President makes age jokes as 81st birthday coincided with White House tradition but vintage comedy it was not
He had his turn at the White House, made all the right noises and now, getting on a bit, is heading for a quiet retirement.
Sadly for the millions of voters who tell opinion pollsters they want him to make way for someone younger, it is not Joe Biden, but a turkey named Liberty who is about to put his feet up.
The US president spent part of his 81st birthday on Monday observing the White House tradition of pardoning Thanksgiving turkeys. Liberty received executive clemency along with another gobbler named Bell.
After their moment in the sun, Liberty and Bell will be returned to their home state to be cared for by the University of Minnesota’s College of Food, Agricultural and Natural Resources Sciences. Biden, meanwhile, will continue to wrestle with two intractable wars, turmoil at the border and a bitterly divided nation.
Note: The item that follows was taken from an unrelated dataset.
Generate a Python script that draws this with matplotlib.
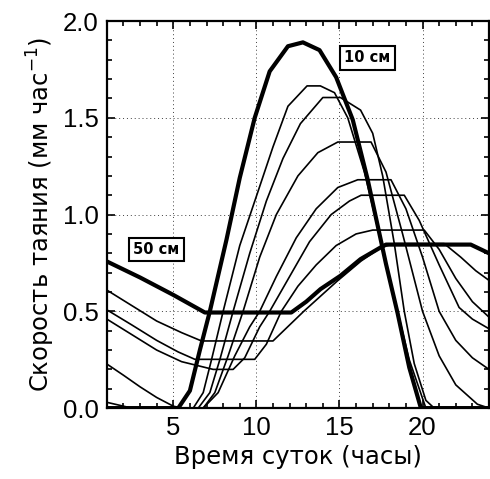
import numpy as np
import matplotlib
matplotlib.use("Agg")
import matplotlib.pyplot as plt
from matplotlib.ticker import MultipleLocator, FormatStrFormatter

plt.rcParams['font.family'] = ['DejaVu Sans']

# hour of day / melt rate (mm/h), one pair per depth
h10 = [1, 5.3, 6.0, 6.6, 7.2, 8.2, 9.0, 9.9, 10.8, 11.9, 12.8, 13.8, 14.8, 15.8, 16.7, 17.8, 18.5, 19.2, 19.9, 24]
v10 = [0, 0, 0.09, 0.30, 0.50, 0.87, 1.19, 1.50, 1.74, 1.87, 1.89, 1.85, 1.71, 1.49, 1.18, 0.745, 0.49, 0.21, 0, 0]

h15 = [1, 6.2, 6.8, 7.3, 8.0, 9.0, 10.1, 11.0, 11.9, 13.05, 13.85, 14.7, 15.5, 16.5, 17.5, 18.0, 18.5, 19.2, 20.2, 24]
v15 = [0, 0, 0.08, 0.25, 0.50, 0.84, 1.12, 1.35, 1.56, 1.665, 1.665, 1.63, 1.50, 1.22, 0.86, 0.68, 0.50, 0.25, 0, 0]

h20 = [1, 6.5, 7.2, 7.8, 8.6, 9.6, 10.6, 11.6, 12.65, 14.0, 15.06, 16.27, 17.0, 17.6, 18.3, 18.9, 19.5, 20.2, 20.7, 24]
v20 = [0, 0, 0.08, 0.25, 0.50, 0.80, 1.07, 1.29, 1.47, 1.605, 1.605, 1.54, 1.42, 1.20, 0.85, 0.50, 0.23, 0.04, 0, 0]

h25 = [1, 2.5, 6.8, 7.5, 8.3, 9.2, 10.2, 11.2, 12.5, 13.7, 14.9, 16.9, 17.8, 18.8, 20.0, 21.0, 22.0, 23.3, 24]
v25 = [0.03, 0, 0, 0.08, 0.27, 0.50, 0.78, 1.00, 1.20, 1.32, 1.375, 1.375, 1.22, 0.90, 0.50, 0.27, 0.12, 0.02, 0]

h30 = [1, 2, 3, 4, 5, 5.5, 6.8, 7.7, 8.7, 9.6, 10.2, 11.2, 12.4, 13.6, 14.9, 16.1, 18.1, 19.0, 20.0, 21.0, 22.0, 23.0, 24]
v30 = [0.228, 0.17, 0.11, 0.055, 0.01, 0, 0, 0.08, 0.27, 0.42, 0.50, 0.68, 0.88, 1.03, 1.14, 1.18, 1.18, 1.03, 0.78, 0.50, 0.35, 0.26, 0.20]

h35 = [1, 2.5, 4, 5.5, 7.4, 8.6, 9.3, 10.2, 10.8, 12.0, 13.2, 14.5, 15.6, 16.3, 18.9, 19.8, 21.0, 22.2, 23.0, 24]
v35 = [0.46, 0.38, 0.30, 0.24, 0.20, 0.20, 0.26, 0.42, 0.50, 0.68, 0.86, 1.00, 1.07, 1.10, 1.10, 0.97, 0.74, 0.52, 0.46, 0.41]

h40 = [1, 2.5, 4, 5.3, 6.3, 9.9, 10.6, 11.5, 12.5, 13.6, 14.8, 16.0, 17.0, 20.1, 21.0, 22.0, 23.0, 24]
v40 = [0.508, 0.43, 0.35, 0.29, 0.252, 0.252, 0.33, 0.50, 0.63, 0.74, 0.84, 0.90, 0.92, 0.92, 0.82, 0.67, 0.55, 0.47]

h45 = [1, 2.5, 4, 5.5, 6.7, 11.0, 12.85, 14.86, 16.3, 17.5, 18.3, 21.3, 22.3, 23.2, 24]
v45 = [0.61, 0.53, 0.45, 0.39, 0.347, 0.347, 0.50, 0.656, 0.76, 0.83, 0.85, 0.85, 0.78, 0.71, 0.66]

h50 = [1, 3, 5, 6.9, 12.1, 13.0, 13.86, 15.06, 16.27, 17.47, 17.8, 22.9, 24]
v50 = [0.758, 0.675, 0.585, 0.494, 0.494, 0.55, 0.615, 0.684, 0.77, 0.83, 0.845, 0.845, 0.80]

thin = [(h15, v15), (h20, v20), (h25, v25), (h30, v30), (h35, v35), (h40, v40), (h45, v45)]

fig = plt.figure(figsize=(4.9, 4.79), dpi=100)
ax = fig.add_axes([0.218, 0.148, 0.78, 0.808])

for h, v in thin:
    ax.plot(h, v, color='black', lw=1.2)
ax.plot(h10, v10, color='black', lw=3.0)
ax.plot(h50, v50, color='black', lw=3.0)

ax.set_xlim(1, 24)
ax.set_ylim(0, 2.0)
ax.xaxis.set_major_locator(MultipleLocator(5))
ax.xaxis.set_minor_locator(MultipleLocator(1))
ax.yaxis.set_major_locator(MultipleLocator(0.5))
ax.yaxis.set_minor_locator(MultipleLocator(0.1))
ax.yaxis.set_major_formatter(FormatStrFormatter('%.1f'))
ax.tick_params(which='both', direction='in', top=True, right=True, width=1.2)
ax.tick_params(which='major', length=6, labelsize=18.5, pad=6)
ax.tick_params(which='minor', length=3.5)
for lab in ax.get_xticklabels() + ax.get_yticklabels():
    lab.set_family('Liberation Sans')
for s in ax.spines.values():
    s.set_linewidth(1.6)
ax.grid(True, which='major', color='0.25', lw=0.7, linestyle=(0, (1, 3)))

ax.set_xlabel('Время суток (часы)', fontsize=17.5, labelpad=3)
ax.set_ylabel('Скорость таяния (мм час$^{-1}$)', fontsize=17.5, labelpad=4)

box = dict(boxstyle='square,pad=0.3', facecolor='white', edgecolor='black', lw=1.5)
ax.text(16.69, 1.81, '10 см', fontsize=10.5, fontweight='bold', ha='center', va='center', bbox=box)
ax.text(3.98, 0.82, '50 см', fontsize=10.5, fontweight='bold', ha='center', va='center', bbox=box)

fig.savefig('out.png', dpi=100)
While past presidents have used this occasion to tell dad jokes, Biden did grandad jokes. His seven-minute remarks on the White House south lawn on a crisp Monday were light on the puns favoured by Barack Obama that made his daughters cringe, or the funny-not-funny gags about pardons made by Donald Trump that made the nation cringe. But they were heavy on self-deprecating references to Biden’s age, enough to elicit groans from any campaign aides who still believe the subject can be dodged.
The president thanked the chair of the National Turkey Federation and said when he met him and his family earlier, they sang “Happy Birthday”. America’s first octogenarian president quipped: “I just want you to know it’s difficult turning 60. Difficult.”
He laughed at his own joke.
The tradition dates to 1947 when the federation, which represents turkey farmers and producers, first presented a National Thanksgiving Turkey to President Harry Truman. Biden joked: “This is the 76th anniversary of this event. I want you to know I wasn’t there [for] the first one; I was too young to make it up.”
He laughed at his own joke again and then, a little uneasily, laughed some more. This was not vintage comedy.
The president had rambled about being used to chickens in Delaware. Nodding to the derivation of their names from the Liberty Bell in Philadelphia, he suggested the 20-week-old, 42lb birds have a new appreciation for the words “Let Freedom Ring”. Turning to the turkeys’ home, Minnesota, he said he would like see them play ice hockey.
Things really went downhill when Biden said the turkeys beat tough odds and competition to reach the White House, comparing the feat to getting tickets to Beyoncé’s Renaissance tour or Taylor Swift’s Eras Tour but calling the latter Britney, presumably confusing Swift with Britney Spears.
“They had to work hard to show patience and be willing to travel over a thousand miles. You could say it’s even harder than getting a ticket to the Renaissance tour or – or Britney’s tour. She’s down in … it’s kind of warm in Brazil right now.”
In short, this is a president who flies into war zones but he failed the Swiftie test.
There was mystified silence from Biden’s audience, including a group of schoolchildren, who might have been thinking there goes grandpa again. The internet may have crashed as Republican operatives and rightwing media types scrambled to post the clip. Things could only have got worse if the president’s bitey German shepherd, Commander, had shown up with a taste for turkey.
One of the gobblers was then brought to a podium decorated with pumpkins and autumnal colours. “That’s a big bird, man, I’m impressed,” Biden observed, raising his right hand and declaring: “I hereby pardon Liberty and Bell! All right. Congratulations, birds.”
There were cheers from a crowd of a couple of hundred people including the transportation secretary, Pete Buttigieg, and his family. Biden concluded “on a serious note” about Thanksgiving – “we have so much to be thankful for as a nation” – and went to greet the schoolchildren as a band played jolly festive tunes. Asked by a reporter if a hostage deal is near in Israel, he replied, “I believe so,” and crossed his fingers.
A few minutes later he broke into a half-trot and went inside, back to a world of cares and likely election rematch with Trump. No one seemed to have thought about bringing him a birthday cake. Perhaps they feared it would look bad for Biden in those corners of the media where 81 candles are an impeachable offence but 91 criminal charges? Not so much.